The completing piece for Porter is his hustle and awareness. He consistently brings good energy, and he’s shown he can fight for possession and capitalize on turnover opportunities like forced fumbles.

Porter’s areas for improvement

While Porter is an exceptional athlete overall, there are a few notes that keep him from reaching the quantifiably elite range. Porter doesn’t quite bring elite closing speed and burst when closing gaps downfield, and he also doesn’t carry elite burst out of transitions when breaking on passes.

Expanding on his athletic caveats, Porter doesn’t always have great foot speed or balance when managing space. At times, he can be lopsided and uncontrolled when positioning on his backpedal. Additionally, his 180-degree transitions aren’t always fast or smooth. He has great fluidity, but naturally, with his size, he’s not always flexible enough to turn on a dime. He sometimes needs to take steps to gather himself before decelerating and diverting course in space.

Switching to the operational realm, Porter’s technique does need further refinement. The Penn State CB can occasionally be flat-footed in his stance, delaying his response to stimulus at the line. He often plays too tall in his stance and can be more compressed and controlled with technique. When he’s too tall in his stance, Porter can struggle to sink his hips and transition back toward the ball. In a similar vein, Porter sometimes struggles to decelerate quickly when tracking WRs at top speed.

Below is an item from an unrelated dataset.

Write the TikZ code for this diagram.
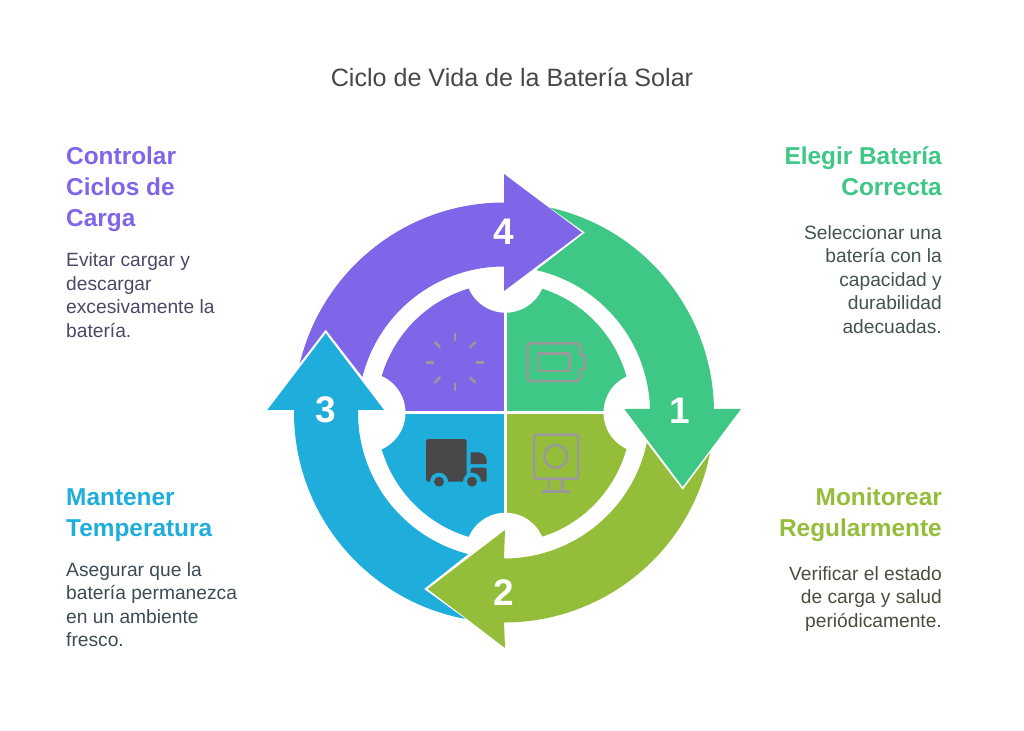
\documentclass[tikz,border=0pt]{standalone}
\usepackage{fontspec}
\setmainfont{Liberation Sans}
\definecolor{cpurple}{HTML}{7F66E9}
\definecolor{cgreen}{HTML}{3EC785}
\definecolor{colive}{HTML}{94BD39}
\definecolor{cblue}{HTML}{1FADDC}
\definecolor{ctitle}{HTML}{484848}
\definecolor{cicon}{HTML}{999999}
\definecolor{ctruck}{HTML}{484848}
\definecolor{bpurple}{HTML}{4B4868}
\definecolor{bgreen}{HTML}{41554D}
\definecolor{bblue}{HTML}{3C4B54}
\definecolor{bolive}{HTML}{494F3F}
\newcommand\fl{\rule{0pt}{20pt}}
\tikzset{
  num/.style={font=\fontsize{37}{37}\selectfont\bfseries,text=white,inner sep=0pt},
  headl/.style={font=\fontsize{24.4}{31}\selectfont\bfseries,inner sep=0pt,align=left,anchor=north west},
  headr/.style={font=\fontsize{24.4}{31}\selectfont\bfseries,inner sep=0pt,align=right,anchor=north east},
  bodyl/.style={font=\fontsize{19.2}{23.5}\selectfont,inner sep=0pt,align=left,anchor=north west},
  bodyr/.style={font=\fontsize{19.2}{23.5}\selectfont,inner sep=0pt,align=right,anchor=north east},
  gapline/.style={white,line width=2.5pt},
  iconl/.style={cicon,line width=2.5pt,line join=round},
}
\begin{document}
\begin{tikzpicture}[x=1pt,y=-1pt]
\useasboundingbox (0,0) rectangle (1024,730);
\fill[white] (0,0) rectangle (1024,730);
\coordinate (p) at (505.5,412.7);
\coordinate (c) at (504,412.5);
% pie
\fill[cpurple] (p) -- ++(-129,0) arc[start angle=180,end angle=270,x radius=129,y radius=129.5] -- cycle;
\fill[cgreen] (p) -- ++(0,-129.5) arc[start angle=270,end angle=360,x radius=126,y radius=129.5] -- cycle;
\fill[colive] (p) -- ++(126,0) arc[start angle=0,end angle=90,x radius=126,y radius=129.5] -- cycle;
\fill[cblue] (p) -- ++(0,129.5) arc[start angle=90,end angle=180,x radius=129,y radius=129.5] -- cycle;
\draw[gapline] (375,412.7) -- (636,412.7);
\draw[gapline] (505.5,280) -- (505.5,545);
\fill[white] (505.5,272.7) circle[radius=40];
\fill[white] (643.5,412.7) circle[radius=40];
\fill[white] (505.5,552.7) circle[radius=40];
\fill[white] (365.5,412.7) circle[radius=40];
% arrows
\fill[cgreen] ([shift={(c)}]-77.4:210) arc[start angle=-77.4,end angle=-1,radius=210] -- (741,409) -- (682.7,486.7) -- (624.3,409) -- ([shift={(c)}]-1.4:146) arc[start angle=-1.4,end angle=-77.2,radius=146] -- (585,232.5) -- cycle;
\fill[colive] ([shift={(c)}]11.1:210) arc[start angle=11.1,end angle=90,radius=210] -- (505,648) -- (427.7,589) -- (505,530) -- ([shift={(c)}]90:146) arc[start angle=90,end angle=12,radius=146] -- (682.7,490) -- cycle;
\fill[cblue] ([shift={(c)}]100.6:210) arc[start angle=100.6,end angle=180.7,radius=210] -- (267.3,410) -- (325.7,333.3) -- (384,410) -- ([shift={(c)}]181:146) arc[start angle=181,end angle=104.2,radius=146] -- (424,589) -- cycle;
\fill[cpurple] ([shift={(c)}]193.6:210) arc[start angle=193.6,end angle=270,radius=210] -- (504,174) -- (582,232.5) -- (504,291) -- ([shift={(c)}]270:146) arc[start angle=270,end angle=194.1,radius=146] -- (325.7,329.5) -- cycle;
% numbers
\node[num] (n1) at (680,411) {1};
\node[num] (n2) at (504,593) {2};
\node[num] (n3) at (326,410) {3};
\node[num] (n4) at (504,232) {4};
% sun icon
\coordinate (sun) at (455,362.3);
\foreach \a in {0,45,...,315}
  \draw[iconl] ([shift={(sun)}]\a:21) -- ([shift={(sun)}]\a:29);
% battery icon
\draw[iconl,rounded corners=3pt] (527.5,343.3) -- (580,343.3) [rounded corners=1pt] -- (580,355) -- (584.5,355) -- (584.5,369.5) -- (580,369.5) [rounded corners=3pt] -- (580,381) -- (527.5,381) -- cycle;
\draw[iconl] (538,353.5) rectangle (569.5,371);
% monitor icon
\draw[iconl,rounded corners=2pt] (534,434.5) rectangle (578,478.5);
\draw[iconl] (555.7,456.3) circle[radius=11.5];
\draw[iconl] (549,479) -- (549,491.3) (562.3,479) -- (562.3,491.3);
\draw[iconl,line cap=round] (542.5,491.3) -- (569.5,491.3);
% truck icon
\fill[ctruck,rounded corners=2.5pt] (426,439) rectangle (466.7,481.7);
\fill[ctruck] (470.7,452.3) -- (478,452.3) arc[start angle=-90,end angle=0,radius=8.7] -- (486.7,464) -- (470.7,464) -- cycle;
\fill[ctruck,rounded corners=2pt] (470.7,467.7) rectangle (486.7,481.7);
\fill[cblue] (439,481.7) circle[radius=9];
\fill[cblue] (472,481.7) circle[radius=9];
\fill[ctruck] (439,481.7) circle[radius=5];
\fill[ctruck] (472,481.7) circle[radius=5];
% title
\node[inner sep=0pt,anchor=base,text=ctitle,font=\fontsize{25.1}{28}\selectfont] (title) at (512,87) {Ciclo de Vida de la Batería Solar};
% texts
\node[headl,text=cpurple] (h4) at (66,144) {\fl Controlar\\Ciclos de\\Carga};
\node[bodyl,text=bpurple] (b4) at (66,246.7) {\fl Evitar cargar y\\descargar\\excesivamente la\\batería.};
\node[headr,text=cgreen] (h1) at (942,144) {\fl Elegir Batería\\Correcta};
\node[bodyr,text=bgreen] (b1) at (942,219) {\fl Seleccionar una\\batería con la\\capacidad y\\durabilidad\\adecuadas.};
\node[headl,text=cblue] (h3) at (66,485) {\fl Mantener\\Temperatura};
\node[bodyl,text=bblue] (b3) at (66,556) {\fl Asegurar que la\\batería permanezca\\en un ambiente\\fresco.};
\node[headr,text=colive] (h2) at (942,485) {\fl Monitorear\\Regularmente};
\node[bodyr,text=bolive] (b2) at (942,560) {\fl Verificar el estado\\de carga y salud\\periódicamente.};
\end{tikzpicture}
\end{document}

The Penn State CB sometimes crosses his feet when pedaling back, which can impact his balance if he has to adapt suddenly. He’ll also occasionally flip outside too early in press-bail, giving away inside leverage. Meanwhile, at the line, he can be more efficient loading and shooting his hands on jams in press coverage. While his proactive physicality is desirable, Porter’s arms can be a bit winding, and his placement can be too high.

Elsewhere, Porter sometimes lacks urgency when tracking WRs upfield. On occasion, he can be late to flip upfield and accelerate as WRs approach, and his play recognition can be late when surveying misdirections. When playing the ball down the field, he sometimes looks back too early, allowing WRs to exploit and manipulate his blind spot.

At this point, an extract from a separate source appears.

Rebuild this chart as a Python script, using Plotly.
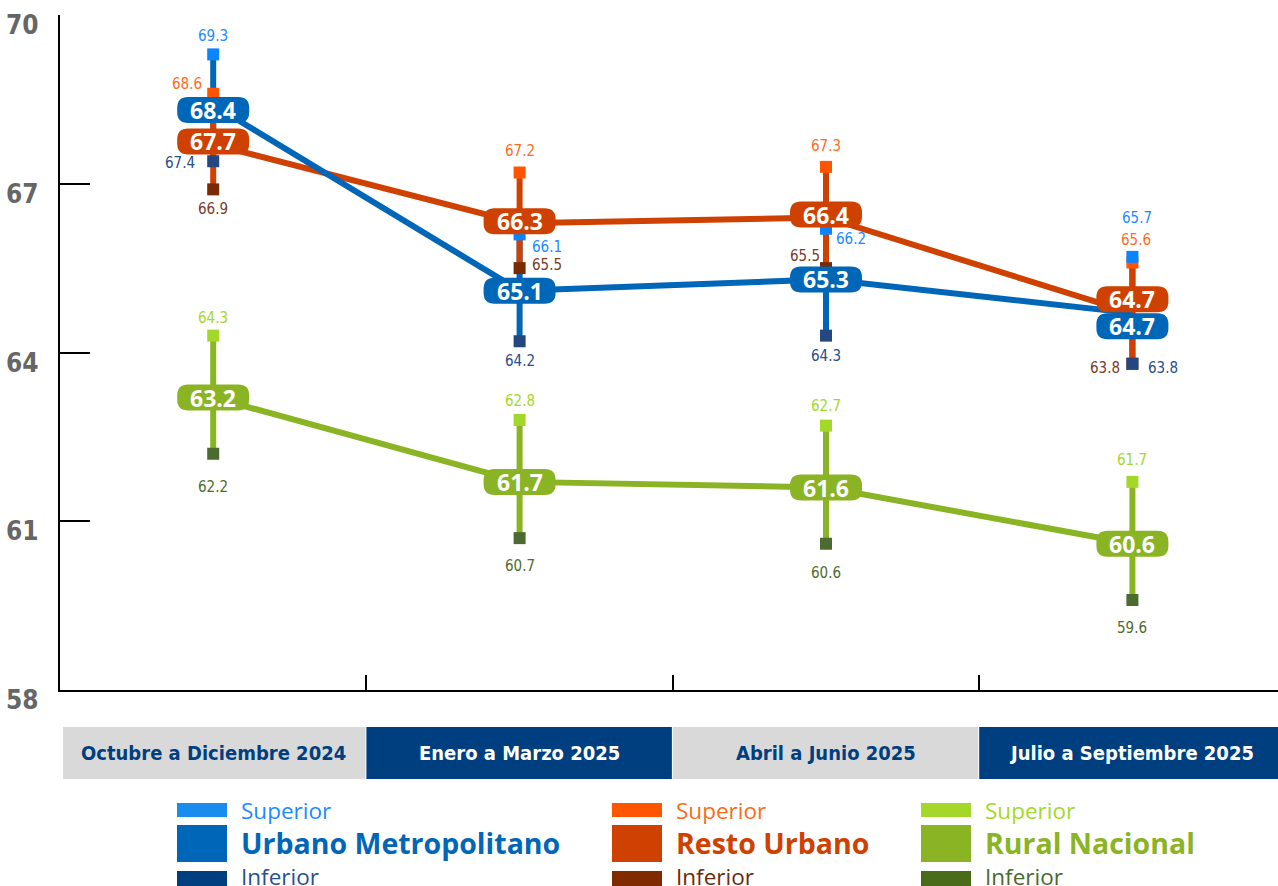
import plotly.graph_objects as go

# ---------------- data ----------------
categories = ["Octubre a Diciembre 2024", "Enero a Marzo 2025",
              "Abril a Junio 2025", "Julio a Septiembre 2025"]
y_ticks = [58, 61, 64, 67, 70]

urbano_mid = [68.4, 65.1, 65.3, 64.7]
urbano_sup = [69.3, 66.1, 66.2, 65.7]
urbano_inf = [67.4, 64.2, 64.3, 63.8]

resto_mid = [67.7, 66.3, 66.4, 64.7]
resto_sup = [68.6, 67.2, 67.3, 65.6]
resto_inf = [66.9, 65.5, 65.5, 63.8]

rural_mid = [63.2, 61.7, 61.6, 60.6]
rural_sup = [64.3, 62.8, 62.7, 61.7]
rural_inf = [62.2, 60.7, 60.6, 59.6]

series_names = ["Urbano Metropolitano", "Resto Urbano", "Rural Nacional"]
legend_sub = ["Superior", "Inferior"]

# ---------------- styles ----------------
W, H = 1278, 886
ML, MT, MR, MB = 60, 15, 0, 196
PX_PER_CAT = 306.4
plot_w = W - ML - MR
x_range = [-0.5, -0.5 + plot_w / PX_PER_CAT]

COND = "DejaVu Sans Condensed"
PILLFONT = "Open Sans"
LEGFONT = "Open Sans"

styles = {
    "urbano": dict(main="#0066b8", sup="#0a84ff", inf="#24477f",
                   sup_txt="#1a8cff", inf_txt="#2a4e8a",
                   leg_sup="#1a8cf0", leg_inf="#003f7f", leg_inf_txt="#2a4f8f"),
    "resto": dict(main="#cf4100", sup="#ff5500", inf="#7a2a00",
                  sup_txt="#ff6a1a", inf_txt="#7a3a2a",
                  leg_sup="#ff5500", leg_inf="#7f2a00", leg_inf_txt="#6a2a10"),
    "rural": dict(main="#8ab424", sup="#a3d82a", inf="#4b6b30",
                  sup_txt="#a3d82a", inf_txt="#4f6b2a",
                  leg_sup="#a3d82a", leg_inf="#4a6b1a", leg_inf_txt="#4a6a2a"),
}

sup_off = {
    "urbano": [(0, -18), (27, 13), (25, 10), (5, -39)],
    "resto": [(-26, -10), (0, -22), (0, -21), (4, -23)],
    "rural": [(0, -18), (0, -19), (0, -20), (0, -22)],
}
inf_off = {
    "urbano": [(-33, 2), (0, 20), (0, 20), (31, 4)],
    "resto": [(0, 20), (27, -3), (-21, -12), (-27, 4)],
    "rural": [(0, 33), (0, 28), (0, 29), (0, 28)],
}
pill_dy = {
    "urbano": [-5, 0, 0, -13],
    "resto": [3, 2, 3, 14],
    "rural": [0, 0, 0, 0],
}

series = {
    "urbano": (urbano_mid, urbano_sup, urbano_inf),
    "resto": (resto_mid, resto_sup, resto_inf),
    "rural": (rural_mid, rural_sup, rural_inf),
}

x = list(range(len(categories)))

fig = go.Figure()

for key in ["urbano", "resto", "rural"]:
    mid, sup, inf = series[key]
    st = styles[key]
    fig.add_trace(go.Scatter(
        x=x, y=mid, mode="markers",
        marker=dict(size=1, color="rgba(0,0,0,0)"),
        error_y=dict(type="data", symmetric=False,
                     array=[s - m for s, m in zip(sup, mid)],
                     arrayminus=[m - i for m, i in zip(mid, inf)],
                     thickness=6, width=0, color=st["main"]),
        hoverinfo="skip", showlegend=False))

for key in ["resto", "rural", "urbano"]:
    mid = series[key][0]
    fig.add_trace(go.Scatter(
        x=x, y=mid, mode="lines",
        line=dict(color=styles[key]["main"], width=6),
        hoverinfo="skip", showlegend=False))

for key in ["resto", "rural", "urbano"]:
    mid, sup, inf = series[key]
    st = styles[key]
    for vals, col in ((sup, st["sup"]), (inf, st["inf"])):
        fig.add_trace(go.Scatter(
            x=x, y=vals, mode="markers",
            marker=dict(symbol="square", size=12, color=col, line=dict(width=0)),
            hoverinfo="skip", showlegend=False))

for key in ["urbano", "resto", "rural"]:
    mid, sup, inf = series[key]
    st = styles[key]
    for i in x:
        for vals, offs, col in ((sup, sup_off[key], st["sup_txt"]),
                                (inf, inf_off[key], st["inf_txt"])):
            dx, dy = offs[i]
            fig.add_annotation(
                x=i, y=vals[i], xref="x", yref="y", text=f"{vals[i]:.1f}",
                showarrow=False, xshift=dx, yshift=-dy,
                font=dict(family=COND, size=15, color=col))


def pill_path(w, h, r, dy):
    x0, x1 = -w / 2, w / 2
    y0, y1 = dy - h / 2, dy + h / 2
    return (f"M{x0 + r},{y0} L{x1 - r},{y0} Q{x1},{y0} {x1},{y0 + r} "
            f"L{x1},{y1 - r} Q{x1},{y1} {x1 - r},{y1} L{x0 + r},{y1} "
            f"Q{x0},{y1} {x0},{y1 - r} L{x0},{y0 + r} Q{x0},{y0} {x0 + r},{y0} Z")


for key in ["resto", "rural", "urbano"]:
    mid = series[key][0]
    st = styles[key]
    for i in x:
        dy = pill_dy[key][i]
        fig.add_shape(type="path", xref="x", yref="y",
                      xsizemode="pixel", ysizemode="pixel",
                      xanchor=i, yanchor=mid[i],
                      path=pill_path(72, 26, 11, dy),
                      fillcolor=st["main"], line=dict(width=0), layer="above")
        fig.add_annotation(x=i, y=mid[i], xref="x", yref="y", text=f"{mid[i]:.1f}",
                           showarrow=False, yshift=dy, borderpad=0,
                           font=dict(family=PILLFONT, size=23, color="white", weight="bold"))

# y tick labels
for v in y_ticks:
    fig.add_annotation(x=0, y=v, xref="paper", yref="y", xanchor="right",
                       yanchor="middle", xshift=-19, yshift=-10, text=str(v),
                       showarrow=False,
                       font=dict(family=COND, size=26, color="#666666", weight="bold"))

# category bands
for i, cat in enumerate(categories):
    dark = i % 2 == 1
    fig.add_shape(type="rect", xref="x", yref="paper", ysizemode="pixel", yanchor=0,
                  x0=max(i - 0.5, -0.49), x1=i + 0.5 - 0.003, y0=-37, y1=-89,
                  fillcolor="#003f7f" if dark else "#d9d9d9", line=dict(width=0),
                  layer="below")
    fig.add_annotation(x=i, y=0, xref="x", yref="paper", yanchor="middle",
                       yshift=-63, text=cat, showarrow=False,
                       font=dict(family=COND, size=20, weight="bold",
                                 color="white" if dark else "#003f7f"))

# legend (drawn manually)
leg_x = [177, 612, 921]
for gx, key, name in zip(leg_x, ["urbano", "resto", "rural"], series_names):
    st = styles[key]
    rows = [
        (803, 817, 810, st["leg_sup"], legend_sub[0], st["sup_txt"], 22.5, "normal"),
        (825, 862, 843, st["main"], name, st["main"], 28.5, "bold"),
        (871, 886, 876, st["leg_inf"], legend_sub[1], st["leg_inf_txt"], 22.5, "normal"),
    ]
    for ytop, ybot, yc, scol, txt, tcol, fs, fw in rows:
        fig.add_shape(type="rect", xref="paper", yref="paper",
                      xsizemode="pixel", ysizemode="pixel", xanchor=0, yanchor=0,
                      x0=gx - ML, x1=gx + 50 - ML,
                      y0=-(ytop - (H - MB)), y1=-(ybot - (H - MB)),
                      fillcolor=scol, line=dict(width=0))
        fig.add_annotation(x=0, y=0, xref="paper", yref="paper",
                           xanchor="left", yanchor="middle",
                           xshift=gx + 62 - ML, yshift=-(yc - (H - MB)),
                           text=txt, showarrow=False,
                           font=dict(family=LEGFONT, size=fs, color=tcol, weight=fw))

fig.update_layout(
    width=W, height=H,
    margin=dict(l=ML, r=MR, t=MT, b=MB, pad=0),
    paper_bgcolor="white", plot_bgcolor="white",
    showlegend=False,
    xaxis=dict(range=x_range, showgrid=False, zeroline=False,
               showline=True, linecolor="black", linewidth=2,
               tickvals=[0.5, 1.5, 2.5], ticks="inside", ticklen=15,
               tickwidth=2, tickcolor="black", showticklabels=False),
    yaxis=dict(range=[58, 70], tickvals=y_ticks, showgrid=False, zeroline=False,
               showline=True, linecolor="black", linewidth=2,
               ticks="inside", ticklen=30, tickwidth=2, tickcolor="black",
               showticklabels=False),
)

fig.write_html("out.html", config={"displayModeBar": False},
               post_script="document.body.style.margin='0';document.body.style.overflow='hidden';")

Lastly, Porter can still seek greater efficiency as a playmaker in the air and on the ground. At times, he can make a better effort to precisely target the ball with his hands at the catch point, as he sometimes defers to merely making contact.

In run support, Porter sometimes overpursues angles coming downhill and sometimes turns his back to blockers in open space trying to sneak around, losing leverage by extension. He can be more controlled attacking blocks at times, and in short-yardage situations, he needs to trigger on plays with more speed as a contain defender. He sometimes hesitates and gives up crucial plays.

Current draft projection for Penn State CB Joey Porter Jr.

It’s easy to think that Porter’s stock is inflated with his pedigree at Penn State and his NFL bloodline. But looking at the tape, Porter passes the eye test. He grades out as an early-round prospect with his combination of physical tools and playmaking potential, and it’s not brash to say he could crack Round 1 — if he can fix some notable technical flaws.

While Porter isn’t an elite athlete in terms of explosiveness, he does bring a very enticing mix of reactive athleticism, corrective twitch, and fluidity for a 6’2″ cornerback with near-elite length. On top of that, he’s constantly physical in contact situations and showcases high-level instincts and ball skills when quarterbacks challenge him.

Ahead of anything else, Porter needs to play lower in his stance and be more consistent with his off-man technique. He’s shown he can speed up his feet when matching, but his foot speed can be inconsistent. And when he doesn’t effectively sink his hips on his backpedal and on transitions, that can throw a wrench in his process.

While these flaws are notable, Porter is a young and naturally talented defender with the mindset needed to compete at CB. He should spend most of his time on the boundary, but he’s shown he can slide into the slot as well if needed. A lot depends on his technical development, but at his maximum, Porter can be a quality NFL starter with dual-phase playmaking upside and versatility between man and zone alignments.